While I dislike the computational metaphors, and even think they lead Campbell astray, I do think he provides an interesting perspective.
I don't think you addressed my main point, which was this:
The Self is the sense of the person who you are, deep down - your identity. The meaning of identity is the distinguishing character or personality of a person. According to Campbell, after death the identity or personality is converted to information that can be accessed by the soul. Therefore, whatever the soul is, it seems to be an alien entity not having the former person's (or any person's) self, character or personality.
(This post was last modified: Today, 01:31 AM by nbtruthman. Edited 1 time in total.)
(Today, 01:18 AM)nbtruthman Wrote: I don't think you addressed my main point, which was this:
The Self is the sense of the person who you are, deep down - your identity. The meaning of identity is the distinguishing character or personality of a person. According to Campbell, after death the identity or personality is converted to information that can be accessed by the soul. Therefore, whatever the soul is, it seems to be an alien entity not having the former person's (or any person's) self, character or personality.
Based on the video Campbell says it's memories that are removed (temporarily?) from the person before their next incarnation but the personality developed up to that moment remains.
It seems to me it is akin to how our childhoods shape us but most of us don't recall every event from our youth.
I think the fact Campbell notes that the person's character is preserved and developed across lifetimes suggests that when we die we will retain our current personality. Which seems to align with CORTs?
'Historically, we may regard materialism as a system of dogma set up to combat orthodox dogma...Accordingly we find that, as ancient orthodoxies disintegrate, materialism more and more gives way to scepticism.'
- Bertrand Russell
(Today, 01:18 AM)nbtruthman Wrote: I don't think you addressed my main point, which was this:
The Self is the sense of the person who you are, deep down - your identity. The meaning of identity is the distinguishing character or personality of a person. According to Campbell, after death the identity or personality is converted to information that can be accessed by the soul. Therefore, whatever the soul is, it seems to be an alien entity not having the former person's (or any person's) self, character or personality.

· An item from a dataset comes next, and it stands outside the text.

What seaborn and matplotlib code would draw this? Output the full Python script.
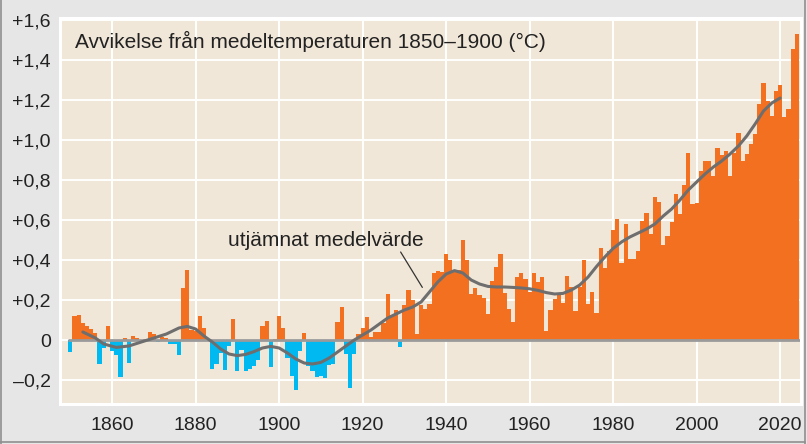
import numpy as np
import pandas as pd
import matplotlib.pyplot as plt
import seaborn as sns
from matplotlib.patches import Rectangle
from matplotlib.lines import Line2D

# annual deviation from the 1850-1900 mean (°C)
years = list(range(1850, 2025))
anomaly = [
    -0.060, 0.120, 0.125, 0.085, 0.068, 0.056, 0.037, -0.119, -0.040, 0.071,   # 1850-59
    -0.054, -0.076, -0.186, 0.012, -0.115, 0.022, 0.012, -0.005, 0.003, 0.039,  # 1860-69
    0.029, -0.012, 0.017, 0.012, -0.020, -0.022, -0.073, 0.258, 0.349, 0.050,   # 1870-79
    0.046, 0.122, 0.060, -0.005, -0.143, -0.120, -0.067, -0.148, -0.030, 0.106, # 1880-89
    -0.155, -0.050, -0.155, -0.143, -0.130, -0.100, 0.070, 0.095, -0.134, 0.005, # 1890-99
    0.120, 0.060, -0.090, -0.180, -0.250, -0.055, 0.037, -0.130, -0.155, -0.185, # 1900-09
    -0.180, -0.190, -0.125, -0.118, 0.092, 0.163, -0.070, -0.240, -0.070, 0.030, # 1910-19
    0.058, 0.113, 0.013, 0.040, 0.040, 0.087, 0.230, 0.120, 0.150, -0.035,      # 1920-29
    0.175, 0.250, 0.200, 0.030, 0.175, 0.155, 0.180, 0.335, 0.343, 0.340,       # 1930-39
    0.430, 0.400, 0.350, 0.350, 0.500, 0.400, 0.230, 0.260, 0.225, 0.210,       # 1940-49
    0.128, 0.295, 0.367, 0.430, 0.237, 0.155, 0.088, 0.317, 0.333, 0.305,       # 1950-59
    0.242, 0.333, 0.290, 0.317, 0.047, 0.150, 0.205, 0.233, 0.187, 0.320,       # 1960-69
    0.267, 0.145, 0.263, 0.400, 0.180, 0.242, 0.133, 0.458, 0.358, 0.447,       # 1970-79
    0.550, 0.603, 0.387, 0.578, 0.403, 0.405, 0.447, 0.597, 0.637, 0.530,       # 1980-89
    0.713, 0.688, 0.475, 0.522, 0.588, 0.730, 0.628, 0.777, 0.933, 0.678,       # 1990-99
    0.683, 0.843, 0.897, 0.897, 0.820, 0.962, 0.925, 0.946, 0.818, 0.935,       # 2000-09
    1.033, 0.893, 0.929, 0.978, 1.028, 1.178, 1.285, 1.197, 1.120, 1.246,       # 2010-19
    1.275, 1.117, 1.153, 1.454, 1.528,                                          # 2020-24
]

# smoothed mean ("utjämnat medelvärde")
smooth_years = [1853, 1856, 1858, 1861, 1864, 1867, 1870, 1873, 1876, 1878,
                1880, 1882, 1884, 1886, 1888, 1890, 1892, 1894, 1896, 1898,
                1900, 1902, 1904, 1906, 1908, 1910, 1912, 1914, 1916, 1918,
                1920, 1922, 1924, 1926, 1928, 1930, 1932, 1934, 1936, 1938,
                1940, 1942, 1944, 1946, 1948, 1950, 1952, 1954, 1956, 1958,
                1960, 1962, 1964, 1966, 1968, 1970, 1972, 1974, 1976, 1978,
                1980, 1982, 1984, 1986, 1988, 1990, 1992, 1994, 1996, 1998,
                2000, 2002, 2004, 2006, 2008, 2010, 2012, 2014, 2016, 2018, 2020]
smooth_values = [0.040, 0.010, -0.020, -0.037, -0.030, -0.010, 0.010, 0.030, 0.060, 0.068,
                 0.055, 0.020, -0.010, -0.045, -0.070, -0.078, -0.072, -0.058, -0.040, -0.032,
                 -0.040, -0.065, -0.095, -0.115, -0.120, -0.112, -0.090, -0.060, -0.030, 0.000,
                 0.025, 0.050, 0.080, 0.110, 0.130, 0.150, 0.165, 0.190, 0.240, 0.290,
                 0.330, 0.347, 0.335, 0.300, 0.280, 0.268, 0.265, 0.265, 0.263, 0.260,
                 0.256, 0.248, 0.237, 0.230, 0.233, 0.250, 0.275, 0.315, 0.367, 0.415,
                 0.458, 0.490, 0.515, 0.535, 0.555, 0.580, 0.620, 0.655, 0.700, 0.750,
                 0.790, 0.830, 0.865, 0.895, 0.930, 0.970, 1.020, 1.080, 1.145, 1.185, 1.210]

y_ticks = [-0.2, 0.0, 0.2, 0.4, 0.6, 0.8, 1.0, 1.2, 1.4, 1.6]
y_labels = ["–0,2", "0", "+0,2", "+0,4", "+0,6", "+0,8", "+1,0", "+1,2", "+1,4", "+1,6"]
x_ticks = [1860, 1880, 1900, 1920, 1940, 1960, 1980, 2000, 2020]

orange = "#F37021"
blue = "#00B9F1"
beige = "#F1E7D8"
page = "#E6E6E6"
curve = "#6E6E6E"

df = pd.DataFrame({"year": years, "anomaly": anomaly})
df["sign"] = np.where(df["anomaly"] >= 0, "pos", "neg")

sns.set_style("white")
plt.rcParams["font.family"] = ["Liberation Sans Narrow", "Liberation Sans", "DejaVu Sans"]

W, H = 807, 444
fig = plt.figure(figsize=(W / 100, H / 100), dpi=100, facecolor=page)

# white frame around the plot panel
fig.patches.append(Rectangle((59 / W, 1 - 406 / H), (803 - 59) / W, (406 - 17) / H,
                             transform=fig.transFigure, facecolor="white",
                             edgecolor="none", zorder=-1))
# thin grey outline of the whole box
for xs, ys in [([0.6 / W, 0.6 / W], [0, 1]), ([804.5 / W, 804.5 / W], [0, 1]),
               ([0, 805 / W], [1 - 441.5 / H, 1 - 441.5 / H])]:
    fig.add_artist(Line2D(xs, ys, transform=fig.transFigure, color="#8F8F8F", lw=1.2))

ax = fig.add_axes([62 / W, 1 - 403 / H, (800 - 62) / W, (403 - 20) / H])
ax.set_facecolor(beige)

sns.barplot(data=df, x="year", y="anomaly", hue="sign",
            palette={"pos": orange, "neg": blue}, native_scale=True,
            width=1.0, linewidth=0, dodge=False, legend=False,
            saturation=1, errorbar=None, ax=ax)

ax.hlines(0, 1849.5, 2024.8, color="#9A9A9A", lw=2, zorder=3)
sns.lineplot(x=smooth_years, y=smooth_values, color=curve, lw=2.2, ax=ax, zorder=4)

ax.set_xlim(1848.0, 2024.75)
ax.set_ylim(-0.315, 1.6)
ax.set_xticks(x_ticks)
ax.set_xticklabels([str(t) for t in x_ticks])
ax.set_yticks(y_ticks)
ax.set_yticklabels(y_labels)
ax.set_axisbelow(True)
ax.grid(True, color="white", lw=1.4)
ax.tick_params(length=0, labelsize=14, colors="#222222")
ax.tick_params(axis="x", pad=10)
ax.tick_params(axis="y", pad=8)
ax.set_xlabel("")
ax.set_ylabel("")
for s in ax.spines.values():
    s.set_visible(False)

ax.text(0.018, 0.945, "Avvikelse från medeltemperaturen 1850–1900 (°C)",
        transform=ax.transAxes, ha="left", va="center", fontsize=15, color="#222222")
ax.text(0.225, 0.423, "utjämnat medelvärde", transform=ax.transAxes,
        ha="left", va="center", fontsize=15, color="#222222")
ax.plot([1929.1, 1934.3], [0.44, 0.263], color="#333333", lw=0.9, zorder=5)

fig.savefig("out.png", dpi=100, facecolor=page)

I didn't watch or listen to Cambell, so I don't know how much he discusses his own past lives, what he remembers and how it is affecting his current life. I will say that from my own experience my self and identity was and is the same, it persists from one life to the next. It isn't a matter of being able to recite data, such as being able to recite the list of kings and queens and the dates of their reigns, or whatever. These are not who we are. What is the essence is how we feel, how we are deep inside, it might be partially exposed in our behaviour or interactions with the world, but those are external traces. The part which only we ourselves know of ourselves, that deeper part, it continues.